> Available data:
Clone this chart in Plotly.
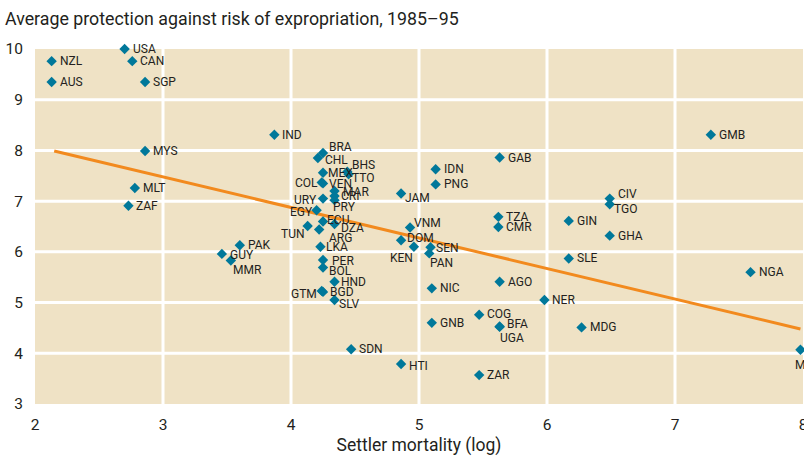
import plotly.graph_objects as go

codes = ["NZL","AUS","USA","CAN","SGP","MYS","MLT","ZAF","IND","PAK","GUY","MMR",
         "BRA","CHL","MEX","BHS","TTO","COL","VEN","MAR","CRI","PRY","URY","EGY",
         "ECU","DZA","TUN","ARG","LKA","PER","BOL","HND","GTM","BGD","SLV","SDN",
         "HTI","JAM","IDN","PNG","GAB","VNM","DOM","KEN","SEN","PAN","TZA","CMR",
         "NIC","AGO","NER","COG","GNB","BFA","UGA","ZAR","GIN","CIV","TGO","GHA",
         "SLE","MDG","NGA","GMB","MLI"]
settler_mortality = [2.13,2.13,2.70,2.76,2.86,2.86,2.78,2.73,3.87,3.60,3.46,3.53,
                     4.25,4.21,4.25,4.44,4.45,4.24,4.25,4.34,4.34,4.34,4.25,4.20,
                     4.25,4.34,4.13,4.22,4.23,4.25,4.25,4.34,4.24,4.25,4.34,4.47,
                     4.86,4.86,5.13,5.13,5.63,4.93,4.86,4.96,5.09,5.08,5.62,5.62,
                     5.10,5.63,5.98,5.47,5.10,5.63,5.63,5.47,6.17,6.49,6.49,6.49,
                     6.17,6.27,7.59,7.28,7.98]
expropriation = [9.76,9.35,10.0,9.76,9.35,7.99,7.26,6.91,8.31,6.13,5.96,5.83,
                 7.95,7.85,7.56,7.58,7.53,7.37,7.35,7.20,7.10,7.02,7.05,6.82,
                 6.60,6.55,6.51,6.44,6.10,5.84,5.69,5.41,5.23,5.21,5.05,4.08,
                 3.79,7.15,7.63,7.33,7.86,6.48,6.23,6.10,6.09,5.97,6.69,6.49,
                 5.28,5.41,5.05,4.76,4.60,4.53,4.52,3.57,6.61,7.05,6.94,6.32,
                 5.87,4.51,5.60,8.31,4.07]
fit_x = [2.15, 7.98]
fit_y = [7.99, 4.48]
x_ticks = [2, 3, 4, 5, 6, 7, 8]
y_ticks = [3, 4, 5, 6, 7, 8, 9, 10]

FONT = "Roboto, sans-serif"
TEXT_COL = "#231f20"
MARKER_COL = "#00789a"
LINE_COL = "#f28a1e"
BG = "#efe2c5"

# label placement: (xanchor, dx px, dy px downward)
label_pos = {
    "BRA": ("left", 5, -6), "CHL": ("left", 6, 2), "MEX": ("left", 4, 0),
    "BHS": ("left", 4, -7), "TTO": ("left", 2, 4), "COL": ("right", -3, 1),
    "VEN": ("left", 5, 1), "MAR": ("left", 7, 1), "CRI": ("left", 5, 0),
    "PRY": ("left", -3, 7), "URY": ("right", -5, 1), "EGY": ("right", -3, 2),
    "ECU": ("left", 3, -1), "DZA": ("left", 5, 4), "TUN": ("right", -2, 8),
    "ARG": ("left", 9, 8), "LKA": ("left", 5, 0), "PER": ("left", 8, 1),
    "BOL": ("left", 5, 3), "HND": ("left", 5, 0), "GTM": ("right", -4, 3),
    "BGD": ("left", 6, 0), "SLV": ("left", 3, 4), "GUY": ("left", 7, 1),
    "MMR": ("left", 1, 10), "HTI": ("left", 7, 2), "JAM": ("left", 3, 4),
    "VNM": ("left", 3, -5), "DOM": ("left", 5, -2), "KEN": ("right", 0, 11),
    "SEN": ("left", 4, 1), "PAN": ("left", 0, 10), "UGA": ("left", -1, 11),
    "CIV": ("left", 7, -5), "TGO": ("left", 3, 5), "MLI": ("left", -6, 15),
    "COG": ("left", 7, -1), "BFA": ("left", 6, -2),
}

fig = go.Figure()

# white gridlines drawn at the axis tick values
shapes = []
for xv in x_ticks[1:-1]:
    shapes.append(dict(type="line", xref="x", yref="paper", x0=xv, x1=xv, y0=0, y1=1,
                       line=dict(color="white", width=3), layer="below"))
for yv in y_ticks[1:-1]:
    shapes.append(dict(type="line", xref="paper", yref="y", x0=0, x1=1, y0=yv, y1=yv,
                       line=dict(color="white", width=3), layer="below"))

fig.add_trace(go.Scatter(x=fit_x, y=fit_y, mode="lines",
                         line=dict(color=LINE_COL, width=3), hoverinfo="skip",
                         showlegend=False))
fig.add_trace(go.Scatter(x=settler_mortality, y=expropriation, mode="markers",
                         marker=dict(symbol="diamond", size=8, color=MARKER_COL),
                         text=codes, cliponaxis=False, showlegend=False))

annotations = []
for c, xv, yv in zip(codes, settler_mortality, expropriation):
    anc, dx, dy = label_pos.get(c, ("left", 7, 0))
    annotations.append(dict(x=xv, y=yv, xref="x", yref="y", text=c, showarrow=False,
                            xanchor=anc, yanchor="middle", xshift=dx, yshift=-dy,
                            font=dict(family=FONT, size=12, color=TEXT_COL),
                            borderpad=0))

W, H = 804, 458
fig.update_layout(
    width=W, height=H,
    margin=dict(l=35, r=1, t=49, b=54),
    paper_bgcolor="white", plot_bgcolor=BG,
    shapes=shapes, annotations=annotations,
    title=dict(text="Average protection against risk of expropriation, 1985–95",
               x=5/W, xref="container", xanchor="left",
               y=1-19/H, yref="container", yanchor="middle",
               font=dict(family=FONT, size=17.8, color=TEXT_COL)),
    xaxis=dict(range=[2, 8], tickvals=x_ticks, showgrid=False,
               zeroline=False, showline=False, ticks="",
               automargin=False, ticklabelstandoff=9, ticklabeloverflow="allow",
               tickfont=dict(family=FONT, size=15.5, color=TEXT_COL),
               title=dict(text="Settler mortality (log)", standoff=6,
                          font=dict(family=FONT, size=17.5, color=TEXT_COL))),
    yaxis=dict(range=[3, 10], tickvals=y_ticks, showgrid=False,
               zeroline=False, showline=False, ticks="",
               automargin=False, ticklabelstandoff=11,
               tickfont=dict(family=FONT, size=15.5, color=TEXT_COL)),
)

fig.write_html(
    "out.html",
    config={"displayModeBar": False},
    post_script="document.body.style.margin='0';"
                "document.body.style.overflow='hidden';"
                "document.documentElement.style.overflow='hidden';",
)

> Exercise objective:
Copy exactly the lines running from the beginning of the listing through the line that has "import plotly.graph_objects as go". Drop the pictures.

> Answer:
Clone this chart in Plotly.
import plotly.graph_objects as go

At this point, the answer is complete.